OpenAI has withdrawn a plan to lease computing capacity directly at the 230-megawatt 'Stargate Norway' data centre in Narvik, Norway.
On April 15 local time, CNBC reported the change involves the Stargate Norway site. The data centre is being built by British AI cloud startup Nscale, and OpenAI previously said it could be an initial customer for the facility in 2025. OpenAI discussed leasing about half of the total capacity but did not reach a final contract with Nscale.
OpenAI has shifted to going through its existing partner Microsoft instead of signing a direct contract. Microsoft is set to take the capacity that had been earmarked for OpenAI, and OpenAI is discussing leasing local computing resources through Microsoft in return.
A company spokesperson said the Norway plan is still being pursued and that it will work with Microsoft to access local computing resources. The spokesperson also said this approach is more financially reasonable because it stays within the company's existing contract spending.
Microsoft is expanding investment in the Narvik campus, and it has been reported it will deploy an additional more than 30,000 Nvidia Rubin GPUs at the site. Nscale previously announced it would support Microsoft deployments of Nvidia's Vera Rubin platform across several regions including Britain and Norway. John Tinter (존 틴터), corporate vice president of business development and ventures at Microsoft, said expanding cooperation with Nscale in Narvik will allow customers to access the advanced AI infrastructure they need to match rising demand across Europe.
OpenAI has recently moved to slow the pace of its infrastructure investment plans. Last week, it confirmed it halted the Britain Stargate project, citing energy costs and Britain's regulatory environment. Earlier in March, it announced it would shut down its video generation service Sora.

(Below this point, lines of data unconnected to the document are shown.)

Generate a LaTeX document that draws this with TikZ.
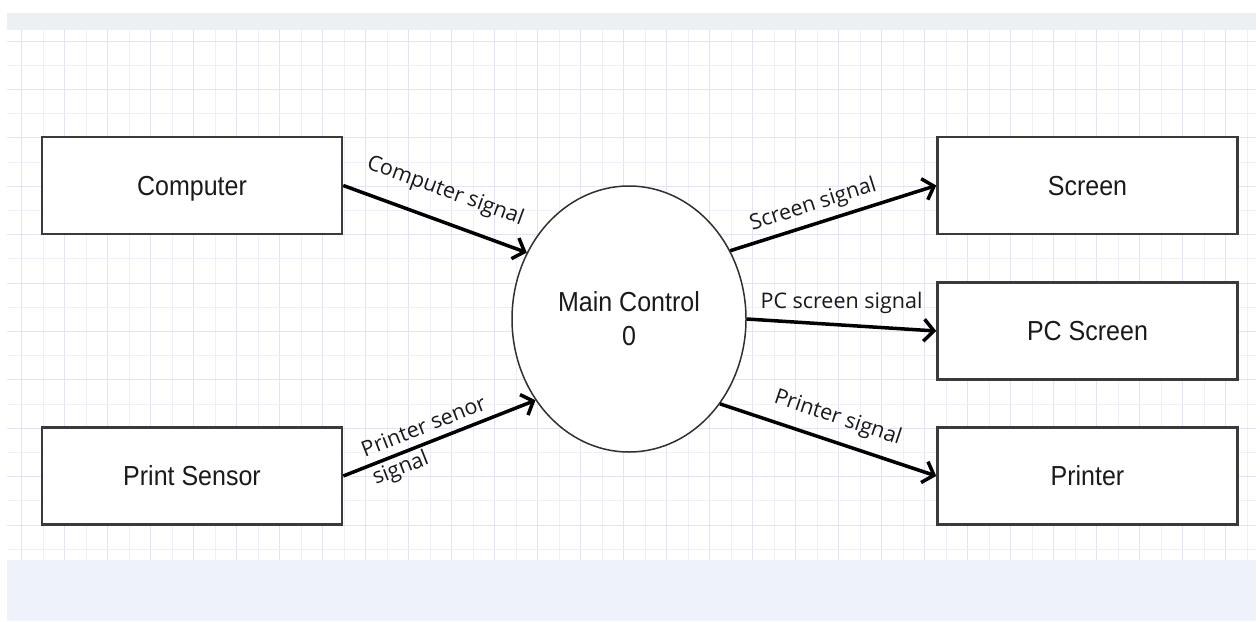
\documentclass[tikz,border=0pt]{standalone}
\usepackage{fontspec}
\setmainfont{Liberation Sans}
\newfontfamily\lblfont{Open Sans}
\usetikzlibrary{arrows.meta,shapes.geometric}
\definecolor{boxgray}{HTML}{3A3A3A}
\definecolor{ellgray}{HTML}{303030}
\definecolor{topband}{HTML}{ECF0F4}
\definecolor{botband}{HTML}{EEF2FA}
\definecolor{gridA}{HTML}{E3E3F3}
\definecolor{gridB}{HTML}{EFEFF8}
\definecolor{txt}{HTML}{1A1A1A}
\newcommand{\tallt}[1]{\scalebox{1}[1.1]{#1}}
\begin{document}
\begin{tikzpicture}[x=1pt,y=-1pt,
  box/.style={draw=boxgray, line width=2.5pt, fill=white, minimum width=300pt, minimum height=97pt, inner sep=0pt, text=txt, text height=19.7pt, text depth=0pt, font=\fontsize{25}{30}\selectfont},
  proc/.style={draw=ellgray, line width=1.5pt, fill=white, ellipse, minimum width=234pt, minimum height=266pt, inner sep=0pt, align=center, text=txt, font=\fontsize{25}{34}\selectfont},
  flow/.style={line width=3.5pt, -{Straight Barb[length=10pt,width=22pt]}},
  lbl/.style={font=\lblfont\fontsize{21.5}{30}\selectfont, inner sep=0pt, text=txt}
]
\useasboundingbox (0,0) rectangle (1260,621);
\fill[white] (0,0) rectangle (1260,621);
\fill[topband] (7,13) rectangle (1256,30);
\fill[botband] (7,560) rectangle (1256,621);
% grid
\foreach \k in {1,...,58} {
  \pgfmathsetmacro\xx{21.5*\k}
  \ifodd\k
    \draw[gridA, line width=1pt] (\xx,30) -- (\xx,560);
  \else
    \draw[gridB, line width=1pt] (\xx,30) -- (\xx,560);
  \fi
}
\foreach \j in {0,...,21} {
  \pgfmathsetmacro\yy{41+24.2*\j}
  \ifodd\j
    \draw[gridB, line width=1pt] (7,\yy) -- (1256,\yy);
  \else
    \draw[gridA, line width=1pt] (7,\yy) -- (1256,\yy);
  \fi
}
% nodes
\node[box] (comp) at (192,185.5) {\tallt{Computer}};
\node[box] (psens) at (192,476) {\tallt{Print Sensor}};
\node[box] (scr) at (1087.5,185.5) {\tallt{Screen}};
\node[box] (pcs) at (1087.5,331) {\tallt{PC Screen}};
\node[box] (prt) at (1087.5,476) {\tallt{Printer}};
\node[proc] (main) at (629,319) {\tallt{Main Control}\\\tallt{0}};
% flows
\draw[flow] (comp.east) -- node[lbl, pos=0.5, sloped, above=17pt] {Computer signal} (main.147);
\draw[flow] (psens.east) -- node[lbl, pos=0.45, sloped, align=left] {Printer senor\\signal} (main.221);
\draw[flow] (main.34) -- node[lbl, pos=0.43, sloped, above=6pt] {Screen signal} (scr.west);
\draw[flow] (main.0) -- node[lbl, pos=0.5, above=10pt] {PC screen signal} (pcs.west);
\draw[flow] (main.-43) -- node[lbl, pos=0.51, sloped, above=11pt] {Printer signal} (prt.west);
\end{tikzpicture}
\end{document}
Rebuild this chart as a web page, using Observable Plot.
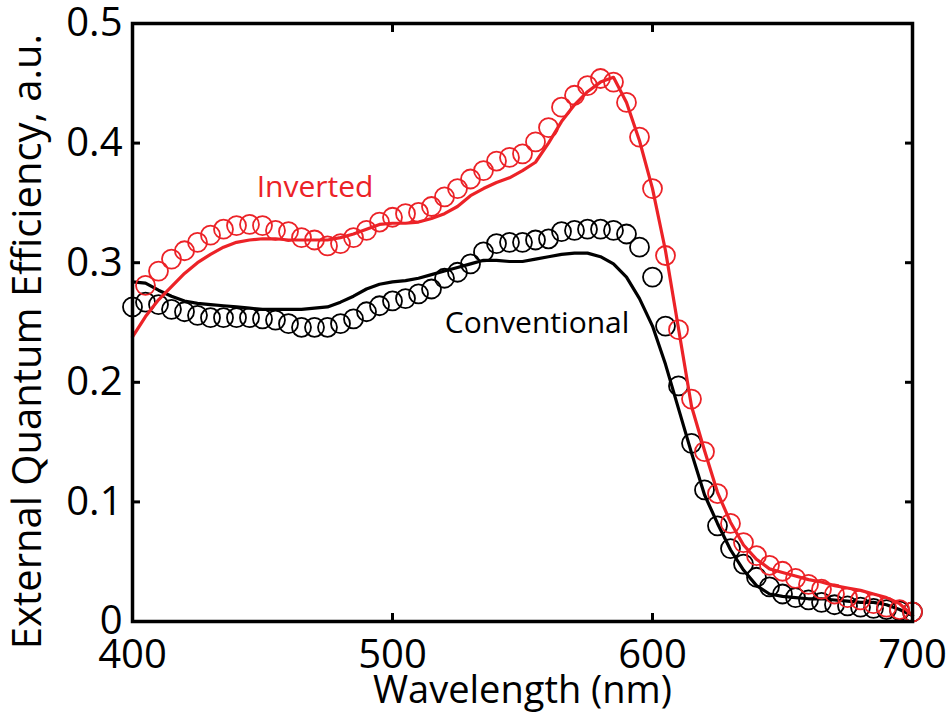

Fundraising is continuing. OpenAI said it completed raising $12.2 billion in investment in March at a valuation of $852 billion. But it is scaling back its computing investment plans more conservatively than before. OpenAI told investors in February it aims for total computing spending of about $600 billion by 2030. That is a lower expectation compared with OpenAI CEO Sam Altman (샘 알트먼) referring in November last year to infrastructure commitments worth $1.4 trillion over the next eight years.